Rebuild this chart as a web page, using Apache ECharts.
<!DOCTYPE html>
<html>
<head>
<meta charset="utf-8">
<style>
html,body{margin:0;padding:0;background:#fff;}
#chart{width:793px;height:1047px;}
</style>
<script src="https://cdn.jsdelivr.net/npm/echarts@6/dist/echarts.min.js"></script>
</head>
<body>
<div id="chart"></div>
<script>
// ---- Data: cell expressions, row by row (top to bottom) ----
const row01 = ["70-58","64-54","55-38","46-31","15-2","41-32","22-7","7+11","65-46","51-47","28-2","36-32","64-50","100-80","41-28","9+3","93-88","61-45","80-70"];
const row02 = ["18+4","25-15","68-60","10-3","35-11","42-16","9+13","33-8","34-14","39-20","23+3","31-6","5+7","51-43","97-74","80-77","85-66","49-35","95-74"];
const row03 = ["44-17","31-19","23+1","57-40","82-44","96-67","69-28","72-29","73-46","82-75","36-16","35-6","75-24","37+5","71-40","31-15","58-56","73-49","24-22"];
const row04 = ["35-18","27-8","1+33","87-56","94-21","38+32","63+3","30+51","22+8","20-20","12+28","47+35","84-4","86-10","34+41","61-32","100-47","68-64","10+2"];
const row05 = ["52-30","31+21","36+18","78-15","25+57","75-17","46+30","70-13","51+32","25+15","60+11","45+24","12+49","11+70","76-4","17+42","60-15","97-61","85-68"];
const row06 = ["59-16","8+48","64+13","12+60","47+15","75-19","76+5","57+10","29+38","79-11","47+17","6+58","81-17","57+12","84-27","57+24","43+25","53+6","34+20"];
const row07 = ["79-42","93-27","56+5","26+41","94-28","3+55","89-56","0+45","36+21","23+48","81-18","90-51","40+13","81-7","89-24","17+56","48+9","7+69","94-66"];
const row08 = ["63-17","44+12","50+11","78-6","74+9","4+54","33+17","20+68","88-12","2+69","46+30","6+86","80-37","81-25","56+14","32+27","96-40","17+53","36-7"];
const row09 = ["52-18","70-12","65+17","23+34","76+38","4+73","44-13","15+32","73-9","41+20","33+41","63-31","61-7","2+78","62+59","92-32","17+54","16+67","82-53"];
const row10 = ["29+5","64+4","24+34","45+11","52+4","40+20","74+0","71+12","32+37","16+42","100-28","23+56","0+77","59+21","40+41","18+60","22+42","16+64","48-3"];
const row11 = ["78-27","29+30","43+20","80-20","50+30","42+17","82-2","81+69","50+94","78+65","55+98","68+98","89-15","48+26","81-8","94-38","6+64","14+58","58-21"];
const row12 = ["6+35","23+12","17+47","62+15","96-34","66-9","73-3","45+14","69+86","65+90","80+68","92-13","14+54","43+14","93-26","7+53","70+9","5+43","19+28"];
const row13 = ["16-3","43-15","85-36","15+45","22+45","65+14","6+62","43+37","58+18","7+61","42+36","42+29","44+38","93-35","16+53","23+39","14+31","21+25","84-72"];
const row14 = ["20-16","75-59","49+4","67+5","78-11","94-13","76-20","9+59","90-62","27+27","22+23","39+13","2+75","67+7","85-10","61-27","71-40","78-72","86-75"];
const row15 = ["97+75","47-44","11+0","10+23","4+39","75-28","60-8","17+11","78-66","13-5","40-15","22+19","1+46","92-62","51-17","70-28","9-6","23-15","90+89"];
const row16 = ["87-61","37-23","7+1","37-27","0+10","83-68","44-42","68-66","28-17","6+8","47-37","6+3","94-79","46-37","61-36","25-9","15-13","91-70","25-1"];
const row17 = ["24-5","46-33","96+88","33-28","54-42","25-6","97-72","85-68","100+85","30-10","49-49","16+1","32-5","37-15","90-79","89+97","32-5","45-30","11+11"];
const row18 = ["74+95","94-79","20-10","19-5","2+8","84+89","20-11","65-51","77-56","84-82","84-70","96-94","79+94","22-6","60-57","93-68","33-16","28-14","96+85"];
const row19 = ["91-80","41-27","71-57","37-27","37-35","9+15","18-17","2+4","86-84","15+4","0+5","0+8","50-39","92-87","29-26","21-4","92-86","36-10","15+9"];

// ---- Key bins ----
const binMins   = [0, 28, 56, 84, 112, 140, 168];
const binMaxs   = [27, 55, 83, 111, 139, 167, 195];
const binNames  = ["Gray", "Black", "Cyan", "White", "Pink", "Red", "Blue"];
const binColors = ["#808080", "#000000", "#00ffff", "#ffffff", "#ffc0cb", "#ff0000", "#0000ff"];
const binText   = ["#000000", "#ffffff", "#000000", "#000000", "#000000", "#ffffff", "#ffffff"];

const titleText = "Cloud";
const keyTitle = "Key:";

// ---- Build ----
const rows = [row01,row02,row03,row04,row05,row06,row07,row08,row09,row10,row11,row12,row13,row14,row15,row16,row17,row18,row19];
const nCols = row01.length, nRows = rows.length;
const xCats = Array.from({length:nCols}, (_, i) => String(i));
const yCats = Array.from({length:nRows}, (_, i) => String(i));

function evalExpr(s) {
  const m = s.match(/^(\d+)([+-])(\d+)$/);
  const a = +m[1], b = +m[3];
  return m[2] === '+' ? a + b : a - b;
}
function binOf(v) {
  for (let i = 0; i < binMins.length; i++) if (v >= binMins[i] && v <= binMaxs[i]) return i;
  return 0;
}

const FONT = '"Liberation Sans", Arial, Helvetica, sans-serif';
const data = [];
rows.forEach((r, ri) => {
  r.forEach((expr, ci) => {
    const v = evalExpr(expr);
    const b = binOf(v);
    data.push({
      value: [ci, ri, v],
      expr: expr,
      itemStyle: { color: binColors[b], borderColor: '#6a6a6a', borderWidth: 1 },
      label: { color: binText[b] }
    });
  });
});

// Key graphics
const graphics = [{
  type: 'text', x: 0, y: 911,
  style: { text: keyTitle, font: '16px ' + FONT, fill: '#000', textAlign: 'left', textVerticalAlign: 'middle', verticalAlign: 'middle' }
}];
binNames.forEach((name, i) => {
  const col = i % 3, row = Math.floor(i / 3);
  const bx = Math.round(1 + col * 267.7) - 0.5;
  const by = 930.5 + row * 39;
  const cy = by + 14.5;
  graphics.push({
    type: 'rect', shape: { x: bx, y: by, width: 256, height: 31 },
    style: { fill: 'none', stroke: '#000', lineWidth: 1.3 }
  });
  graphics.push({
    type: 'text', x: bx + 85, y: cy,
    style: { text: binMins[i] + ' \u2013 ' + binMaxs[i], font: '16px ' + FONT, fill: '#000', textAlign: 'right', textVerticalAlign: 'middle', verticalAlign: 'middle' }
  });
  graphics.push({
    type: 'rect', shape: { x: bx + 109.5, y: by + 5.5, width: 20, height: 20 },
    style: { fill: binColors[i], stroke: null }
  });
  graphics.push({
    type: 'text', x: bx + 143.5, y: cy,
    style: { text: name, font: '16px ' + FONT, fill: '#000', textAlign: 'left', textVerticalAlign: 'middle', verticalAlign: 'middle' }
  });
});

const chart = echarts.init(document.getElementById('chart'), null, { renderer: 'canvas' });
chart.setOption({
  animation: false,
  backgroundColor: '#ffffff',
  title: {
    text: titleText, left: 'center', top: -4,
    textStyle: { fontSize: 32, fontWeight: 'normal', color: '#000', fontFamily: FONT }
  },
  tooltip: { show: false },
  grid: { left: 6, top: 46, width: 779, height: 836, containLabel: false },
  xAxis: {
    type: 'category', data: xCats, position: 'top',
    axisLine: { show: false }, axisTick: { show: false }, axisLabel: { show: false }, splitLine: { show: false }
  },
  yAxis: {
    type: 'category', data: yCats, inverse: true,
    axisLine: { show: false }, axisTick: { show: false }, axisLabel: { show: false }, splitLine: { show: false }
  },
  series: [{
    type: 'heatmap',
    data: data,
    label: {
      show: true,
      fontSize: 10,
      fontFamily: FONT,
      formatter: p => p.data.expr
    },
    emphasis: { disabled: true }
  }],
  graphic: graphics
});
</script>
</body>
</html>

--

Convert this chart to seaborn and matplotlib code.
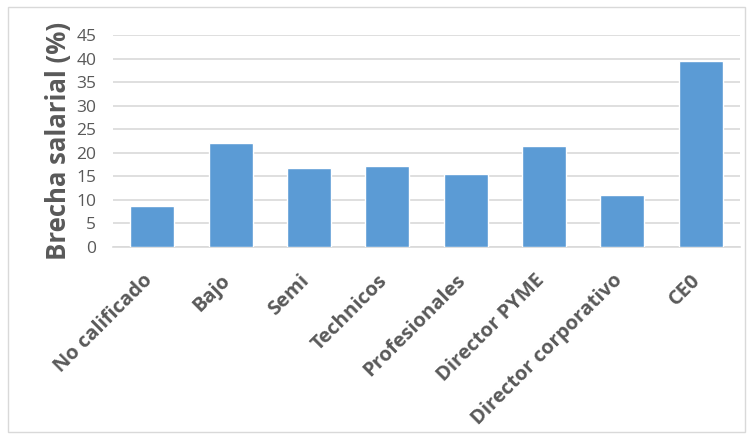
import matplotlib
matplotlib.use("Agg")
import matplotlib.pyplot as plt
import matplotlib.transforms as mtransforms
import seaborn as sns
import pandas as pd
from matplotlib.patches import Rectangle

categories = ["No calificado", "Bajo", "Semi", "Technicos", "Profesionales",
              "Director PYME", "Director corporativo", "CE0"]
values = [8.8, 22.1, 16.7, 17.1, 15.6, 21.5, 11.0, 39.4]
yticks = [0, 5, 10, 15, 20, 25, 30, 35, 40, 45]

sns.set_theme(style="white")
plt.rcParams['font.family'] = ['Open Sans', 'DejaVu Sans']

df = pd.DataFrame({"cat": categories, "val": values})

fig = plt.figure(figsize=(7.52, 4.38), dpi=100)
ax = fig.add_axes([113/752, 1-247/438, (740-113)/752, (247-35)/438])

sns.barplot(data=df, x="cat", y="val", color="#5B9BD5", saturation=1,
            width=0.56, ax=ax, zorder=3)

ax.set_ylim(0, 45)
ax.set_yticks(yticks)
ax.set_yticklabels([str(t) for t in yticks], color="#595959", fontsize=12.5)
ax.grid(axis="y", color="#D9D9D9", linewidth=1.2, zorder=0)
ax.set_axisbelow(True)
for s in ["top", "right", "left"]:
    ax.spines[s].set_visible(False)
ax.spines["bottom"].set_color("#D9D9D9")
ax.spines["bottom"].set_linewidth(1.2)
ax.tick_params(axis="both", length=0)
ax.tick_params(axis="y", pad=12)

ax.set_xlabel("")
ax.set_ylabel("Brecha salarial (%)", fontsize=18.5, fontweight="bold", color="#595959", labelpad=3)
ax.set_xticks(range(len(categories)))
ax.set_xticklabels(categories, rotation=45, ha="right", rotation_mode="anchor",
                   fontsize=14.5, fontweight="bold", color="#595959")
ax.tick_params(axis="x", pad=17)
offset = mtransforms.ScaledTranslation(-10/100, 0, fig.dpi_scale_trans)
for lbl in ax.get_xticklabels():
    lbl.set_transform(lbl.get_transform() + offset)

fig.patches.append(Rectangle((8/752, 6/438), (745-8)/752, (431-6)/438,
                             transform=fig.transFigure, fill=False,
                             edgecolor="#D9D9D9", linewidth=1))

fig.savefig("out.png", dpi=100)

What you are asked to do >> Give again, word for word, the part that opens with the line containing "Convert this chart" and closes with the one containing "from matplotlib.patches import Rectangle". Include both of those lines and skip all pictures.

Answer to this problem >>
Convert this chart to seaborn and matplotlib code.
import matplotlib
matplotlib.use("Agg")
import matplotlib.pyplot as plt
import matplotlib.transforms as mtransforms
import seaborn as sns
import pandas as pd
from matplotlib.patches import Rectangle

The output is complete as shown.